The last few weeks have been fantastic weight loss wise, but they have been just as good for me diet wise and training wise.  Obvioulsy the correlation between those 2 have an impact on the weight loss, but the big bonus for me is that I have not had a drop of alcohol in 19 days we have been doing this round.   There have been times when I have certainly wanted a drink, but we decided to go without for 12 weeks and at the moment it is working.  I can’t say I have been sleeping better, the hot nights have killed that, but there are no excuses for not working out.
Monday was a big day as I decided that I was going to enter the Half Marathon at Run Melbourne.  Following this hair brained idea, that night saw me go out and brave the weather for a run.  The gods must have been smiling on me as it didn’t rain until I walked back in the door.  I managed 8.25kms which was my longest run to date.  I was stoked.  It wasn’t fast, it wasn’t pretty but it was a little further than before.
1/2 Marathon Course

Wednesday saw weigh in day come and with a little apprehension I jumped on the scales.  I wasn’t apprehensive about my weight as I knew I had lost, the question was had I lost enough to be under 110kgs?  This is a weight I can’t last remember being at for at least 20 years.  Well I jumped on the scales and saw a number which I was stoked with.  109.6 was what looked back at me.  You little BEAUTY!!!!!!

Needless to say I walked out of the bathroom, after taking the obligatory photo to do a happy dance.  Yes I was still naked and thankfully Julie was still half asleep and couldn’t see me jumping about like an eejit.  What an awesome morning.  That means this round I have lost 8kg in 18 days and 6.8% bodyweight.  The thought of being under 100kgs before the end of this round is something that I had hoped for but now I am staring it in the eye and want it so badly that I am going to be working my rear end off to get there in the next 4-5 weeks.
Training yesterday consisted of a run, but once again I was unsure what it would end up being due to the crappy weather.  I had planned a route which could give me the option of a 5km, 8km or 10km run depending on how I felt, but this had to be altered on the go when I found the bridge I needed to cross under water.  So on my altered course I still had various options and decided to go for the middle one which would give me a run of approx. 7km.  Now this was not as far as I wanted to go but still a decent run and I know you should not always go out and just try and beat your last distance, but being competitive I always like to try and raise the bar, even if it is only with myself.  As I neared the point where I could turn home I decided to keep going.  I had been having stomach pains since the 3km mark but decided to push on and thought I could managed a few extra kms.  I did exactly this and when I decided to turn around it was at the 8.5km mark, which was now my longest run and I still had 2.25km to go to get back home.  Big question was, would my legs last that long.  I kept going, pounding the pavement like a galloping wilderbeast huffing and puffing but determined to out run the lion behind me, which in my case was just the shadow of doubt I had cast by choosing to go for this sort of distance and wondering if it would actually happen.  The lady talking in my left ear kept telling me the distance I had covered, average time per km and overall time and when she said I had made it to 10kms I actually gave out a yell of joy and a fit pump to myself.  I have no idea if anyone heard or saw me, but I honestly don’t care.  39 weeks ago I couldn’t even run the entire 1km for my time trial now I had just done 10kms in just over an hour and was still going. 

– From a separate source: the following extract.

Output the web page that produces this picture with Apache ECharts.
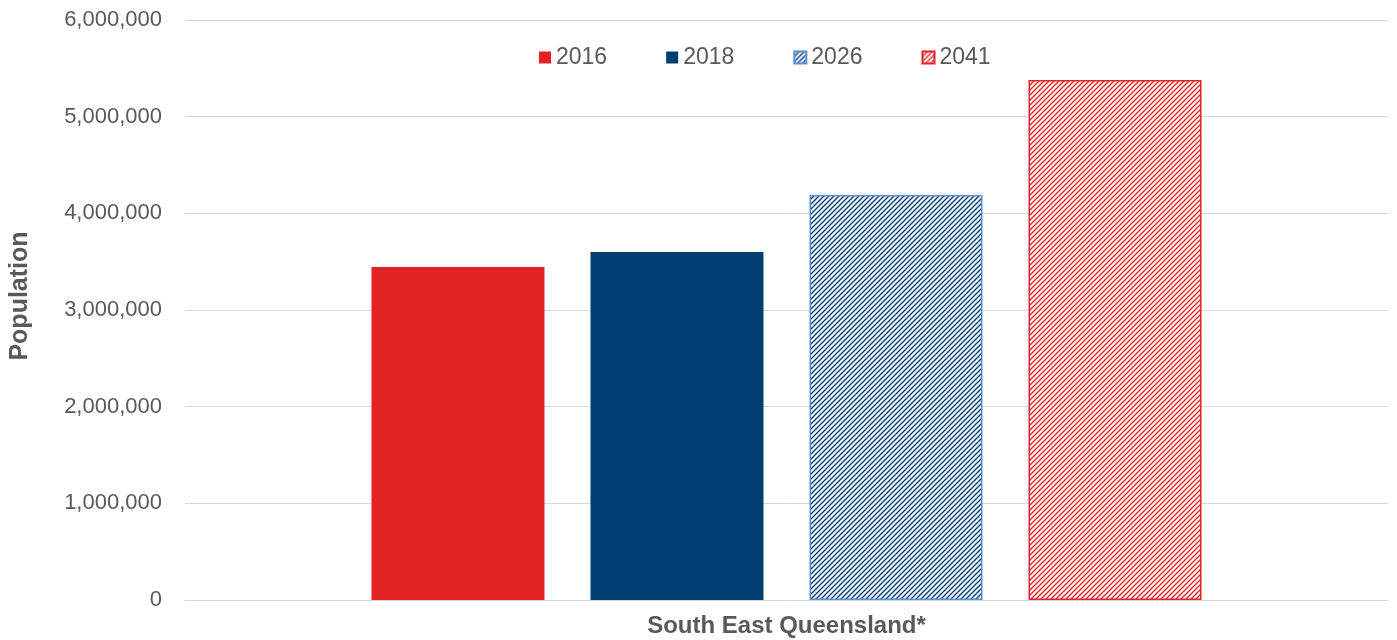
<!DOCTYPE html>
<html>
<head>
<meta charset="utf-8">
<script src="https://cdn.jsdelivr.net/npm/echarts@6/dist/echarts.min.js"></script>
<style>
  html, body { margin: 0; padding: 0; background: #fff; }
  #chart { width: 1397px; height: 640px; }
</style>
</head>
<body>
<div id="chart"></div>
<script>
// data
const categories = ['South East Queensland*'];
const years = ['2016', '2018', '2026', '2041'];
const values2016 = [3445000];
const values2018 = [3600000];
const values2026 = [4190000];
const values2041 = [5380000];

function hatch(color) {
  const size = 5;
  const c = document.createElement('canvas');
  c.width = size; c.height = size;
  const ctx = c.getContext('2d');
  ctx.fillStyle = '#fff';
  ctx.fillRect(0, 0, size, size);
  ctx.strokeStyle = color;
  ctx.lineWidth = 1.4;
  ctx.beginPath();
  ctx.moveTo(-1, size + 1); ctx.lineTo(size + 1, -1);
  ctx.moveTo(-1, 1); ctx.lineTo(1, -1);
  ctx.moveTo(size - 1, size + 1); ctx.lineTo(size + 1, size - 1);
  ctx.stroke();
  return { image: c, repeat: 'repeat' };
}

const red = '#e42226';
const navy = '#003d73';

const chart = echarts.init(document.getElementById('chart'));
chart.setOption({
  animation: false,
  textStyle: { fontFamily: 'Arial, Liberation Sans, sans-serif' },
  legend: {
    top: 41,
    left: 534,
    itemWidth: 12,
    itemHeight: 12,
    itemGap: 59,
    icon: 'rect',
    textStyle: { fontSize: 23, color: '#595959' },
    data: years
  },
  grid: { left: 185, right: 9, top: 20, bottom: 40, outerBoundsMode: 'none' },
  xAxis: {
    type: 'category',
    data: categories,
    axisLine: { lineStyle: { color: '#d9d9d9', width: 1 } },
    axisTick: { show: false },
    axisLabel: { fontSize: 24, fontWeight: 'bold', color: '#595959', margin: 14 }
  },
  yAxis: {
    type: 'value',
    min: 0,
    max: 6000000,
    interval: 1000000,
    name: 'Population',
    nameLocation: 'middle',
    nameGap: 152,
    nameTextStyle: { fontSize: 25, fontWeight: 'bold', color: '#595959', padding: [0, 0, 0, 28] },
    axisLabel: {
      fontSize: 22,
      color: '#595959',
      margin: 23,
      formatter: v => v.toLocaleString('en-US')
    },
    splitLine: { lineStyle: { color: '#d9d9d9', width: 1 } }
  },
  series: [
    { name: '2016', type: 'bar', data: values2016, barWidth: 173, barGap: '26.6%',
      itemStyle: { color: red } },
    { name: '2018', type: 'bar', data: values2018, barWidth: 173,
      itemStyle: { color: navy } },
    { name: '2026', type: 'bar', data: values2026, barWidth: 173,
      itemStyle: { color: hatch(navy), borderColor: '#5b8fd3', borderWidth: 1.5 } },
    { name: '2041', type: 'bar', data: values2041, barWidth: 173,
      itemStyle: { color: hatch(red), borderColor: red, borderWidth: 1.5 } }
  ]
});
</script>
</body>
</html>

I ended up getting home to see 10.74kms completed in 1:09 which was my furtherest distance and longest time running.  Besides having run 10km’s I was more excited by the fact that the distance I had completed was in fact over half the distance I will be running in the half marathon.  This is more important to me as it means I know that I am capable of doing bigger things and I know I will complete this run because I WANT to.  My best mate (who is a fitness freak) has said to me that if I do this run, he will do it with me.  He has always wanted me to get involved with his triathlon club, so for him this will be something he never thought I would do, nor would we do it together.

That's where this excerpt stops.